Conversations With the Deaf
By Abouissa, Mona; Egypt Today - The Magazine of Egypt, Vol. 28, No. 12Publication Date: December 2007
Article discusses the limited assistive technologies and services available to deaf and hearing impaired citizens in Egypt. (1) The Deaf Club, the only one of its kind in Egypt, was established in Cairo in response to abusive treatment of people with hearing disabilities in neighborhood coffee shops. The two-room club provides a space for its members to watch television, play dominoes, and converse in sign language. (2) The Egyptian Society for the Rehabilitation for the Deaf (ESRD), originally founded as a governmental workhouse for girls, provides training, vocational certification, and other services for the deaf at branches throughout Egypt.
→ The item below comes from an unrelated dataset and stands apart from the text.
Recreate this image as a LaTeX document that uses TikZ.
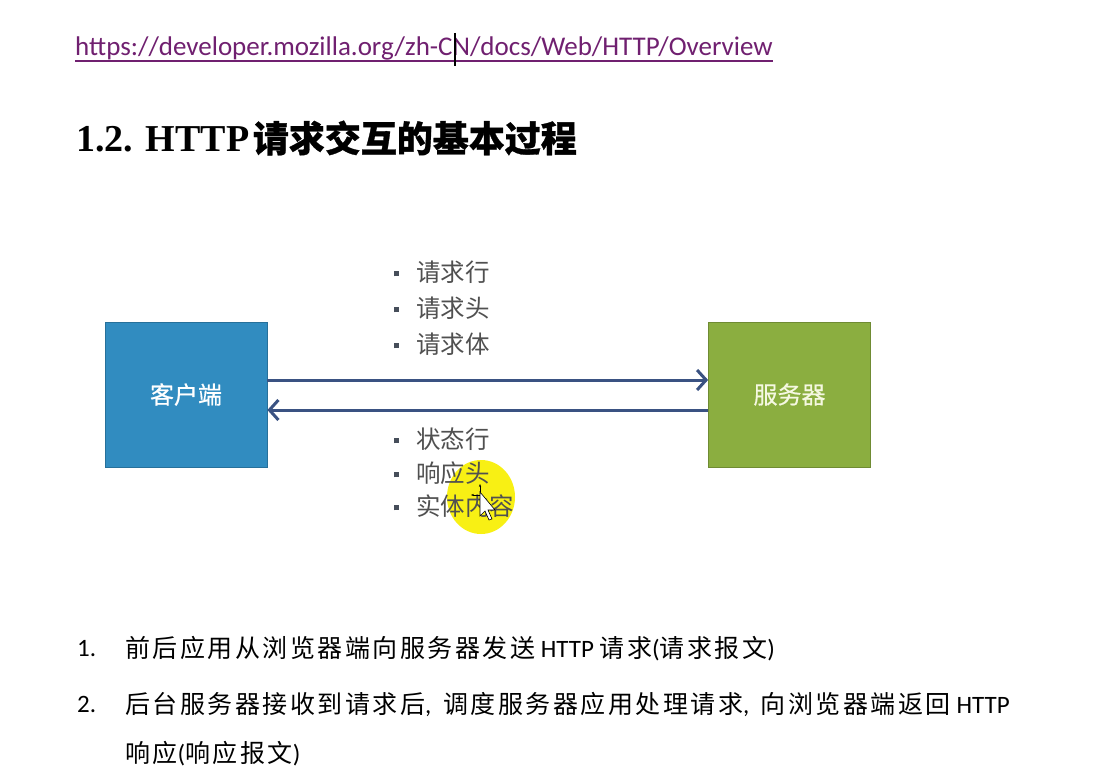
\documentclass[tikz,border=0pt]{standalone}
\usepackage{fontspec}
\setmainfont{Carlito}
\newfontfamily\cjk{Noto Sans CJK SC}
\newfontfamily\cjkm[FakeBold=0.6]{Noto Sans CJK SC}
\newfontfamily\cjkl[LetterSpace=10]{Noto Sans CJK SC}
\newfontfamily\cjkb[FakeBold=0.8]{Noto Sans CJK SC}
\newfontfamily\titlefont{Liberation Serif}
\usetikzlibrary{arrows.meta}
\definecolor{linkcol}{RGB}{112,32,112}
\definecolor{clientcol}{RGB}{49,140,192}
\definecolor{servercol}{RGB}{139,174,64}
\definecolor{arrowcol}{RGB}{58,82,130}
\definecolor{graytext}{RGB}{80,80,80}
\definecolor{bulcol}{RGB}{70,78,90}
\definecolor{hilite}{RGB}{248,240,20}
\tikzset{
  box/.style={minimum width=162pt, minimum height=145pt, inner sep=0pt, draw=#1!80!black, line width=0.8pt, fill=#1, text=white, font=\cjkm\fontsize{24}{24}\selectfont},
  flow/.style={draw=arrowcol, line width=3pt, -{Straight Barb[length=9pt, width=20pt, line width=3pt]}},
  item/.style={anchor=west, inner sep=0pt, text=graytext, font=\cjk\fontsize{24.5}{24.5}\selectfont},
  para/.style={anchor=west, inner sep=0pt, text=black, font=\fontsize{25}{25}\selectfont},
}
\newcommand{\bul}{{\color{bulcol}\raisebox{5pt}{\rule{5pt}{5pt}}}\hspace{17pt}}
\begin{document}
\begin{tikzpicture}[x=1pt, y=-1pt]
\useasboundingbox (0,0) rectangle (1105,783);
\fill[white] (0,0) rectangle (1105,783);

% URL
\node[anchor=west, inner sep=0pt, text=linkcol, font=\fontsize{27}{27}\selectfont] (url) at (75,48) {https://developer.mozilla.org/zh-CN/docs/Web/HTTP/Overview};
\draw[linkcol, line width=1.3pt] ([yshift=-1pt]url.south west) -- ([yshift=-1pt]url.south east);
\coordinate (ibtop) at (455,33);
\coordinate (ibbot) at (455,66);
\draw[black, line width=1.6pt] (ibtop) -- (ibbot);

% Title
\node[anchor=west, inner sep=0pt, font=\titlefont\bfseries\fontsize{38}{38}\selectfont] (title) at (76,138) {1.2. HTTP\hspace{-6pt} {\cjkb\fontsize{36}{36}\selectfont 请求交互的基本过程}};

% highlight
\fill[hilite] (481,497) ellipse [x radius=34pt, y radius=37pt];

% boxes
\node[box=clientcol] (client) at (186,394.5) {客户端};
\node[box=servercol, text={rgb,255:red,245;green,248;blue,225}] (server) at (789.5,394.5) {服务器};

\draw[flow] ([yshift=14.5pt]client.east) -- ([yshift=14.5pt]server.west);
\draw[flow] ([yshift=-15.5pt]server.west) -- ([yshift=-15.5pt]client.east);

% request items
\node[item] (r1) at (394,272) {\bul 请求行};
\node[item] (r2) at (394,308) {\bul 请求头};
\node[item] (r3) at (394,344) {\bul 请求体};
% response items
\node[item] (s1) at (394,439) {\bul 状态行};
\node[item] (s2) at (394,473) {\bul 响应头};
\node[item] (s3) at (394,506) {\bul 实体内容};

% mouse pointer
\draw[black, fill=white, line width=0.6pt] (480,492) -- (480,516) -- (485,511) -- (489,520) -- (492,519) -- (488,510) -- (495,510) -- cycle;
\draw[black, line width=0.8pt, -{Stealth[length=3pt]}] (480,492) -- (480,484);
\draw[black, line width=0.8pt, -{Stealth[length=3pt]}] (480,495) -- (471,495);

% numbered list
\node[para] (n1) at (77,649) {1.};
\node[para] (p1) at (125,649) {{\cjkl 前后应用从浏览器端向服务器发送} HTTP {\cjkl 请求}({\cjkl 请求报文})};
\node[para] (n2) at (77,704) {2.};
\node[para] (p2) at (125,704) {{\cjkl 后台服务器接收到请求后},\hspace{6pt} {\cjkl 调度服务器应用处理请求},\hspace{6pt} {\cjkl 向浏览器端返回} HTTP};
\node[para] (p3) at (125,754) {{\cjkl 响应}({\cjkl 响应报文})};
\end{tikzpicture}
\end{document}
Technology used at ESRD includes a system of SUVAG CT 10 amplifiers used to teach young children to feel sound vibrations generated from speech and delivered via headphones. A vocational ESRD program described places its graduates in a Kentucky Fried Chicken restaurant which hires hearing-impaired workers exclusively and provides a month of training, health insurance, and bonuses. However, the article points out that despite such initiatives and a labor law that requires companies employing 50 workers or more to hire people with disabilities, the deaf and hard of hearing population, estimated at 90,950, is underserved, as evidenced by statistics showing that 70 percent of deaf women and 60 percent of deaf men in Egypt are illiterate.